Thought leadership means sharing insights, perspectives, and expertise that your audience can't easily find elsewhere. It goes beyond repeating industry news. It's about adding your own interpretation, challenging assumptions, and providing guidance based on real experience.
For B2B service firms, thought leadership is one of the most effective ways to build trust and attract clients. When a prospect sees your team consistently sharing useful, expert-level content, they arrive at the first meeting already convinced of your competence.
Why your employees are your best thought leaders
They have the expertise. Your team members deal with client challenges, industry changes, and problem-solving every day. That frontline knowledge is exactly what your audience wants to hear about. An accountant explaining a new regulation, a recruiter sharing what they've learned about candidate expectations, a consultant reflecting on a project outcome... These are the perspectives that build credibility.
They humanise your brand. People trust people more than logos. When employees share their own perspectives and experiences, your company becomes relatable. Triniti Solutions' Rick and Danny Zwart built their LinkedIn presence by sharing their real journey: honest, personal, and distinctly their own. Their audience responded because it felt real.
It benefits everyone. Employees who post as thought leaders build their personal reputation alongside the company's. They gain industry recognition, grow their network, and develop confidence in their expertise. Inge from Pono became a recognised HR expert in the medtech space through consistent weekly LinkedIn posts. That personal brand serves both her career and her company.
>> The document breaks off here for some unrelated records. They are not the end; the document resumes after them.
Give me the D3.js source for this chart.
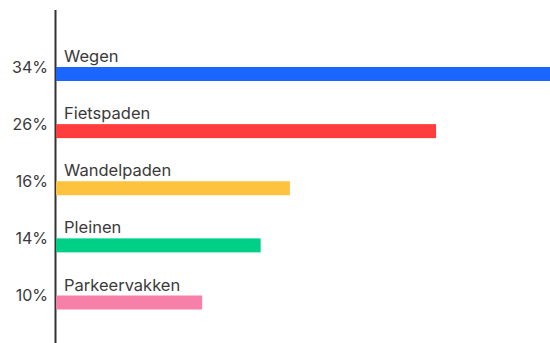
<!DOCTYPE html>
<html><head><meta charset="utf-8">
<script src="https://cdn.jsdelivr.net/npm/d3@7"></script>
<style>body{margin:0;background:#fff}svg{display:block}text{font-family:Inter,"Open Sans",sans-serif;fill:#3a3a3a}</style>
</head><body>
<script>
const categories = ["Wegen","Fietspaden","Wandelpaden","Pleinen","Parkeervakken"];
const values = [34,26,16,14,10];
const valueLabels = ["34%","26%","16%","14%","10%"];
const colors = ["#1a66ff","#ff3d3d","#fdc33e","#00cf88","#f780a8"];

const W=550,H=343;
const svg=d3.select("body").append("svg").attr("width",W).attr("height",H);
const x=d3.scaleLinear().domain([0,34]).range([56,553]);
const y=d3.scalePoint().domain(categories).range([74,302.5]);
const bh=14;

svg.append("line").attr("x1",55.5).attr("x2",55.5).attr("y1",10).attr("y2",H)
  .attr("stroke","#333").attr("stroke-width",2);

const g=svg.selectAll("g.bar").data(categories).join("g").attr("class","bar");
g.append("rect").attr("x",x(0)).attr("y",d=>y(d)-bh/2).attr("height",bh)
  .attr("width",(d,i)=>x(values[i])-x(0)).attr("fill",(d,i)=>colors[i]);
g.append("text").attr("x",64).attr("y",d=>y(d)-bh/2-5).attr("font-size",16.5).text(d=>d);
g.append("text").attr("x",48).attr("y",d=>y(d)-1.5).attr("text-anchor","end").attr("font-size",16).text((d,i)=>valueLabels[i]);
</script>
</body></html>
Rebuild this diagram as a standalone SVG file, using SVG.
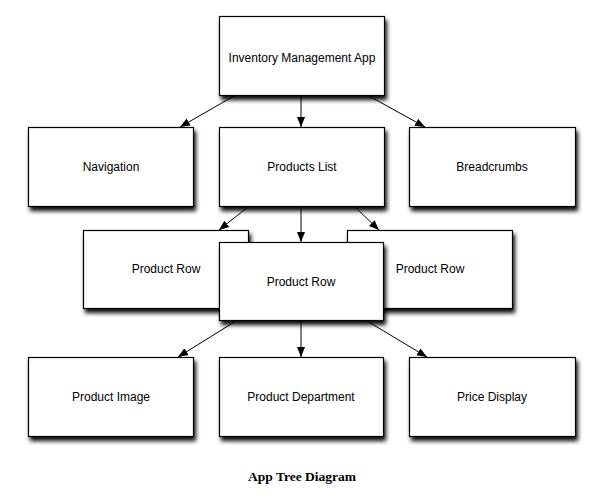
<svg xmlns="http://www.w3.org/2000/svg" width="600" height="499" viewBox="0 0 600 499">
  <style>
    .box { fill: #ffffff; stroke: #000000; stroke-width: 1.2; filter: url(#shadow); }
    .lbl { font-family: "Liberation Sans", Arial, sans-serif; font-size: 12px; fill: #000000; text-anchor: middle; }
    .edge { stroke: #000000; stroke-width: 1; fill: none; marker-end: url(#arrow); }
    .cap { font-family: "Liberation Serif", "Times New Roman", serif; font-size: 13.5px; font-weight: bold; fill: #000000; text-anchor: middle; }
  </style>
  <defs>
    <filter id="shadow" x="-10%" y="-10%" width="130%" height="140%">
      <feDropShadow dx="2" dy="4" stdDeviation="2.2" flood-color="#000000" flood-opacity="0.95"/>
    </filter>
    <marker id="arrow" viewBox="0 0 10 10" refX="10" refY="5" markerWidth="10" markerHeight="10" markerUnits="userSpaceOnUse" orient="auto">
      <path d="M0,1 L10,5 L0,9 Z" fill="#000000"/>
    </marker>
  </defs>
  <rect width="600" height="499" fill="#ffffff"/>

  <g id="connectors">
    <line class="edge" x1="234" y1="96" x2="180" y2="127"/>
    <line class="edge" x1="301" y1="96" x2="301" y2="127"/>
    <line class="edge" x1="369" y1="96" x2="425" y2="127"/>
    <line class="edge" x1="248" y1="207" x2="219" y2="230"/>
    <line class="edge" x1="301" y1="207" x2="301" y2="242"/>
    <line class="edge" x1="355" y1="207" x2="379" y2="230"/>
    <line class="edge" x1="236" y1="321" x2="178" y2="357"/>
    <line class="edge" x1="301" y1="321" x2="301" y2="357"/>
    <line class="edge" x1="367" y1="321" x2="427" y2="357"/>
  </g>

  <g id="app">
    <rect class="box" x="219.5" y="16.5" width="165" height="79"/>
    <text class="lbl" x="302" y="62">Inventory Management App</text>
  </g>
  <g id="navigation">
    <rect class="box" x="28.5" y="127.5" width="165" height="79"/>
    <text class="lbl" x="111" y="171">Navigation</text>
  </g>
  <g id="products-list">
    <rect class="box" x="219.5" y="127.5" width="165" height="79"/>
    <text class="lbl" x="302" y="171">Products List</text>
  </g>
  <g id="breadcrumbs">
    <rect class="box" x="409.5" y="127.5" width="166" height="79"/>
    <text class="lbl" x="492" y="171">Breadcrumbs</text>
  </g>
  <g id="product-row-left">
    <rect class="box" x="83.5" y="230.5" width="165" height="78"/>
    <text class="lbl" x="166" y="273">Product Row</text>
  </g>
  <g id="product-row-right">
    <rect class="box" x="347.5" y="230.5" width="165" height="78"/>
    <text class="lbl" x="430" y="273">Product Row</text>
  </g>
  <g id="product-row-center">
    <rect class="box" x="219.5" y="242.5" width="164" height="78"/>
    <text class="lbl" x="301" y="286">Product Row</text>
  </g>
  <g id="product-image">
    <rect class="box" x="28.5" y="357.5" width="165" height="79"/>
    <text class="lbl" x="111" y="401">Product Image</text>
  </g>
  <g id="product-department">
    <rect class="box" x="219.5" y="357.5" width="164" height="79"/>
    <text class="lbl" x="301" y="401">Product Department</text>
  </g>
  <g id="price-display">
    <rect class="box" x="409.5" y="357.5" width="166" height="79"/>
    <text class="lbl" x="492" y="401">Price Display</text>
  </g>

  <text class="cap" x="302" y="481">App Tree Diagram</text>
</svg>
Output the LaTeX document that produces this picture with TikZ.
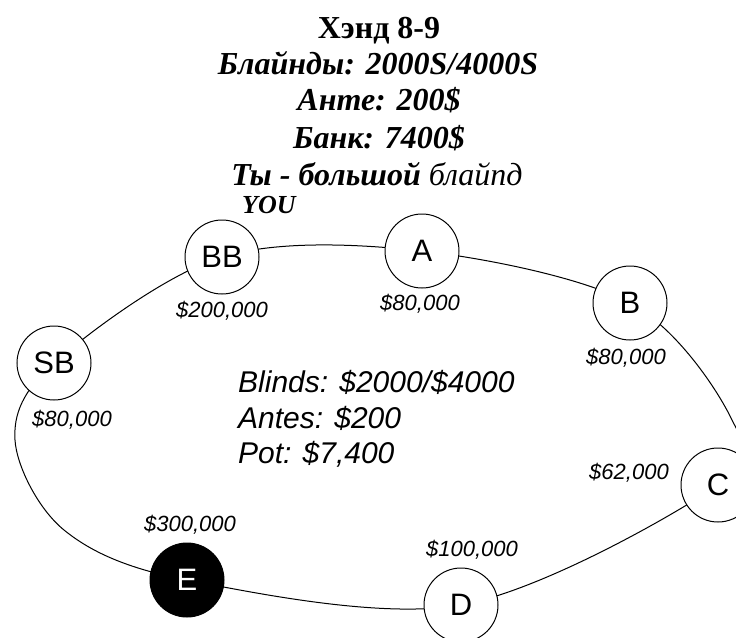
\documentclass[tikz,border=0pt]{standalone}
\usepackage{fontspec}
\setmainfont{Liberation Serif}
\setsansfont{Liberation Sans}
\usetikzlibrary{backgrounds}
\begin{document}
\begin{tikzpicture}[x=1pt,y=-1pt,
  seat/.style={circle,draw,line width=1pt,fill=white,minimum size=74pt,inner sep=0pt,
    font=\sffamily\fontsize{31}{31}\selectfont},
  hero/.style={seat,fill=black,text=white},
  stack/.style={font=\sffamily\itshape\fontsize{22}{22}\selectfont,inner sep=0pt},
  info/.style={font=\sffamily\itshape\fontsize{30}{30}\selectfont,inner sep=0pt,anchor=base west},
  titleline/.style={font=\fontsize{32}{32}\selectfont,inner sep=0pt,anchor=base},
  rail/.style={line width=1pt}]
\useasboundingbox (0,0) rectangle (736,637);
% title
\node[titleline] (t1) at (379,38) {\bfseries Хэнд 8-9};
\node[titleline] (t2) at (378,74) {\bfseries\itshape Блайнды: 2000S/4000S};
\node[titleline] (t3) at (379,110) {\bfseries\itshape Анте: 200\$};
\node[titleline] (t4) at (379,148) {\bfseries\itshape Банк: 7400\$};
\node[titleline] (t5) at (377,185) {{\bfseries\itshape Ты - большой} {\itshape блайпд}};
\node[font=\bfseries\itshape\fontsize{26}{26}\selectfont,inner sep=0pt,anchor=base west] (you) at (242,213) {YOU};
% seats
\node[seat] (BB) at (222,257) {BB};
\node[seat] (A) at (422,251) {A};
\node[seat] (B) at (630,303) {B};
\node[seat] (C) at (718,485) {C};
\node[seat] (D) at (461,605) {D};
\node[hero] (E) at (187,580) {E};
\node[seat] (SB) at (54,363) {SB};
% stacks
\node[stack] (sBB) at (222,311) {\$200,000};
\node[stack] (sA) at (420,304) {\$80,000};
\node[stack] (sB) at (626,358) {\$80,000};
\node[stack] (sSB) at (72,420) {\$80,000};
\node[stack] (sC) at (629,473) {\$62,000};
\node[stack] (sD) at (472,550) {\$100,000};
\node[stack] (sE) at (190,525) {\$300,000};
% info
\node[info] (i1) at (238,392) {Blinds: \$2000/\$4000};
\node[info] (i2) at (238,428) {Antes: \$200};
\node[info] (i3) at (238,463) {Pot: \$7,400};
% table rail
\coordinate (r1) at (731,418);
\coordinate (l1) at (15,440);
\coordinate (l2) at (64,530);
\begin{scope}[on background layer]
\draw[rail] plot[smooth cycle,tension=0.55] coordinates {(BB) (A) (B) (r1) (C) (D) (E) (l2) (l1) (SB)};
\end{scope}
\end{tikzpicture}
\end{document}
How to support employee thought leadership
Most employees have the knowledge but not the habit. Your job is to make it easy for them to start and to give them ongoing support.
Start with their stories. Ask team members to share career milestones, lessons learned from challenging projects, or their perspective on industry developments. These personal, experience-based posts outperform generic advice every time.
Give them a framework. The Willow Model helps employees structure their content across different categories. Not every post needs to be a deep industry analysis; a personal reflection, a quick tip, or a reaction to a news article all count as thought leadership when they add genuine value.
Provide training. A short workshop on writing captions, optimising their LinkedIn profile, and understanding what makes a good post can unlock participation from team members who wanted to help but didn't know how.
Remove friction. Use Willow to connect employee profiles and make content sharing easy. When people can participate with minimal effort, they're far more likely to do it consistently.
Celebrate contributions. Recognise team members who post actively. Share their best posts internally. Use Willow's employee engagement leaderboard to track and celebrate the people who show up. Recognition is a far stronger motivator than pressure.
Elly from EzwConsult didn't have a large company behind her. She built thought leadership through five years of showing up, answering questions, and engaging with her audience. The lesson: you don't need a big team. You need consistency and genuine expertise.